Graph Dataset¶
- class mlip.data.helpers.graph_dataset.GraphDataset(graphs: list[GraphsTuple], batch_size: int, max_n_node: int, max_n_edge: int, min_n_node: int = 1, min_n_edge: int = 1, min_n_graph: int = 1, should_shuffle: bool = True, should_shuffle_between_epochs: bool = True, skip_last_batch: bool = False, raise_exc_if_graphs_discarded: bool = False)¶
Class for holding a dataset consisting of graphs, i.e.,
jraph.GraphsTuple
, and managing batching.- __init__(graphs: list[GraphsTuple], batch_size: int, max_n_node: int, max_n_edge: int, min_n_node: int = 1, min_n_edge: int = 1, min_n_graph: int = 1, should_shuffle: bool = True, should_shuffle_between_epochs: bool = True, skip_last_batch: bool = False, raise_exc_if_graphs_discarded: bool = False)¶
Constructor.
- Parameters:
graphs – The graphs to store and manage in this class.
batch_size – The batch size.
max_n_node – The maximum number of nodes contributed by one graph in a batch.
max_n_edge – The maximum number of edges contributed by one graph in a batch.
min_n_node – The minimum number of nodes in a batch, defaults to 1.
min_n_edge – The minimum number of edges in a batch, defaults to 1.
min_n_graph – The minimum number of graphs in a batch, defaults to 1.
should_shuffle – Whether to shuffle the graphs before iterating, defaults to True.
should_shuffle_between_epochs – If true, then reshuffle data between epochs but only if should_shuffle is also true.
skip_last_batch – Whether to skip the last batch. The default is false.

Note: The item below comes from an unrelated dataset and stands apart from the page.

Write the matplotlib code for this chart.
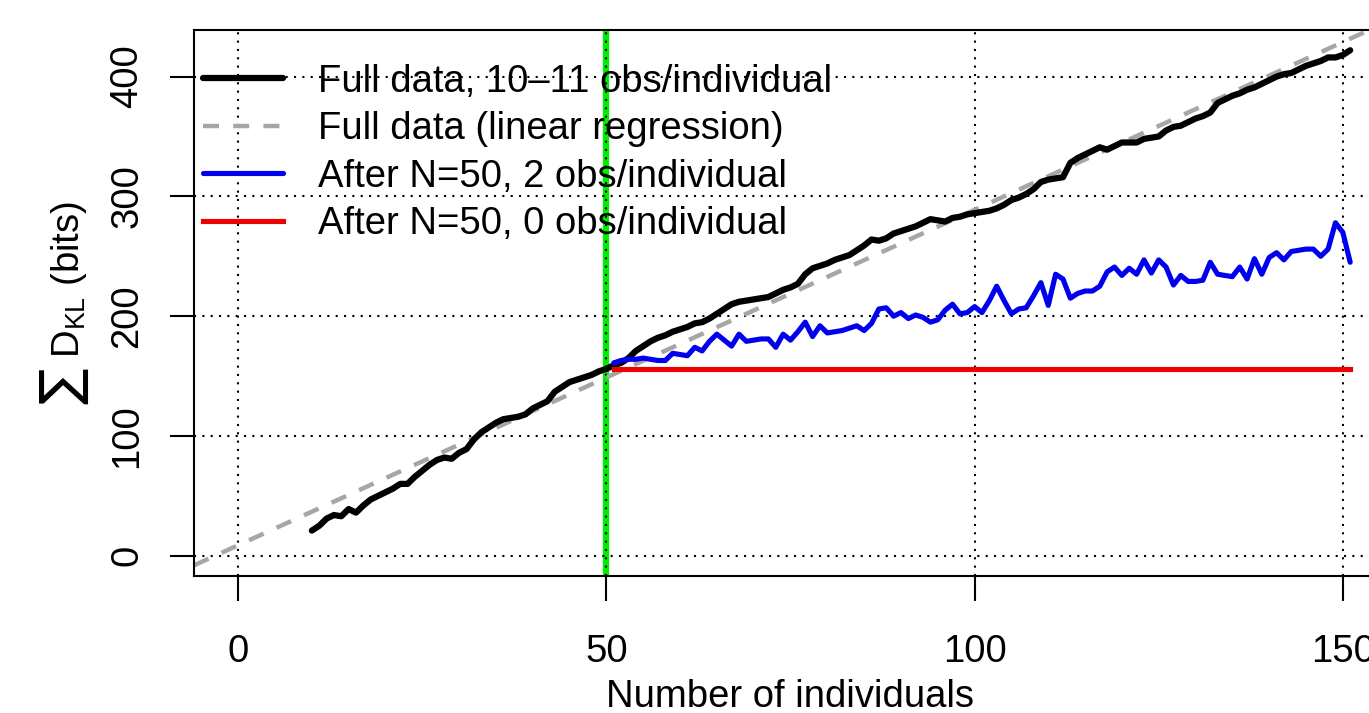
import matplotlib
matplotlib.use("Agg")
import matplotlib.pyplot as plt
from matplotlib.lines import Line2D

plt.rcParams['font.family'] = ['Liberation Sans', 'DejaVu Sans']

# ---------------- data ----------------
full_N = list(range(10, 152))
full_dkl = [21, 25, 31, 34, 33, 39, 36, 42, 47, 50,
            53, 56, 60, 60, 66, 71, 76, 80, 82, 81,
            86, 89, 97, 103, 107, 111, 114, 115, 116, 118,
            123, 126, 129, 137, 141, 145, 147, 149, 151, 154,
            156, 159, 161, 165, 171, 175, 179, 182, 184, 187,
            189, 191, 194, 195, 198, 202, 206, 210, 212, 213,
            214, 215, 216, 219, 222, 224, 227, 235, 240, 242,
            244, 247, 249, 251, 255, 259, 264, 263, 265, 269,
            271, 273, 275, 278, 281, 280, 279, 282, 283, 285,
            286, 287, 288, 290, 293, 297, 299, 302, 306, 312,
            314, 315, 316, 328, 332, 335, 338, 341, 339, 342,
            345, 345, 345, 348, 349, 350, 355, 358, 359, 362,
            365, 367, 370, 378, 381, 384, 386, 389, 391, 394,
            397, 400, 402, 403, 406, 409, 411, 413, 416, 416,
            418, 422]

two_obs_N = list(range(51, 152))
two_obs_dkl = [161, 163, 164, 164, 165, 164, 163, 163, 169, 168,
               167, 174, 171, 179, 185, 180, 175, 185, 179, 180,
               181, 181, 174, 185, 180, 187, 195, 183, 192, 186,
               187, 188, 190, 192, 188, 194, 206, 207, 200, 203,
               198, 201, 199, 195, 197, 205, 210, 202, 203, 208,
               203, 213, 225, 213, 202, 206, 207, 217, 228, 209,
               235, 231, 215, 219, 221, 221, 225, 237, 241, 234,
               240, 235, 247, 236, 247, 241, 226, 234, 229, 229,
               230, 245, 235, 234, 233, 241, 231, 248, 235, 249,
               253, 247, 254, 255, 256, 256, 250, 256, 278, 270,
               245]

zero_obs_N = [51, 151]
zero_obs_dkl = [156, 156]

reg_intercept = 8.8
reg_slope = 2.8

cutoff_N = 50

x_ticks = [0, 50, 100, 150]
y_ticks = [0, 100, 200, 300, 400]

labels = ["Full data, 10\u201311 obs/individual",
          "Full data (linear regression)",
          "After N=50, 2 obs/individual",
          "After N=50, 0 obs/individual"]

# ---------------- figure ----------------
W, H = 1369, 713
fig = plt.figure(figsize=(W / 100, H / 100), dpi=100)
ax_left, ax_right, ax_top, ax_bottom = 194, 1387, 30, 576
ax = fig.add_axes([ax_left / W, 1 - ax_bottom / H,
                   (ax_right - ax_left) / W, (ax_bottom - ax_top) / H])

fs = 27.5

ax.set_xlim(-6, 156)
ax.set_ylim(-16.9, 438.9)

ax.axvline(cutoff_N, color='#00ee00', lw=4.5, zorder=1)
ax.grid(True, color='black', linestyle=(0, (1, 3)), lw=1.5)
for gl in ax.get_xgridlines() + ax.get_ygridlines():
    gl.set_zorder(1.5)

gray = '#a6a6a6'
ax.axline((0, reg_intercept), slope=reg_slope, color=gray, lw=3.2,
          linestyle=(0, (3.6, 3.2)), zorder=2)
l_full, = ax.plot(full_N, full_dkl, color='black', lw=4.5, zorder=3,
                  solid_joinstyle='round', solid_capstyle='round')
l_two, = ax.plot(two_obs_N, two_obs_dkl, color='#0000ee', lw=3.7, zorder=3,
                 solid_joinstyle='round', solid_capstyle='round')
l_zero, = ax.plot(zero_obs_N, zero_obs_dkl, color='#ee0000', lw=3.7, zorder=3)

h_reg = Line2D([], [], color=gray, lw=3.2, linestyle=(0, (3.6, 3.2)))
leg = ax.legend([l_full, h_reg, l_two, l_zero], labels,
                loc='upper left', bbox_to_anchor=(0.0075, 0.938),
                frameon=False, fontsize=fs, borderpad=0, borderaxespad=0,
                handlelength=2.1, handletextpad=0.9, labelspacing=0.3)
leg.set_zorder(5)

ax.set_xticks(x_ticks)
ax.set_yticks(y_ticks)
ax.tick_params(axis='x', length=18, width=1.5, pad=24, labelsize=fs)
ax.tick_params(axis='y', length=17, width=1.5, pad=18, labelsize=fs)
for lab in ax.get_yticklabels():
    lab.set_rotation(90)
    lab.set_va('center')

for sp in ax.spines.values():
    sp.set_linewidth(1.5)
    sp.set_color('black')

ax.set_xlabel("Number of individuals", fontsize=fs, va='center')
ax.xaxis.set_label_coords(0.5, (ax_bottom - 697) / (ax_bottom - ax_top))
ax.set_ylabel("\u2211 D$_\\mathregular{KL}$ (bits)", fontsize=fs, va='center')
ax.yaxis.set_label_coords((65 - ax_left) / (ax_right - ax_left), 0.5)

fig.savefig("out.png", dpi=100)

raise_exc_if_graphs_discarded – Whether to raise an exception if there are graphs that must be discarded due to size constraints. Default is False, which means only a warning is logged.
- __iter__()¶
Batch over the dataset, according to a batching strategy.
- __len__()¶
Returns the number of batches but does not recompute them each time.
- subset(i: slice | int | list | float)¶
Constructs and returns a new graph dataset containing a subset of graphs of the current one with given slicing information
i
.- Parameters:
i – The slicing information. See source code for options.
- Returns:
A new graph dataset containing only a subset of the graphs of the current one.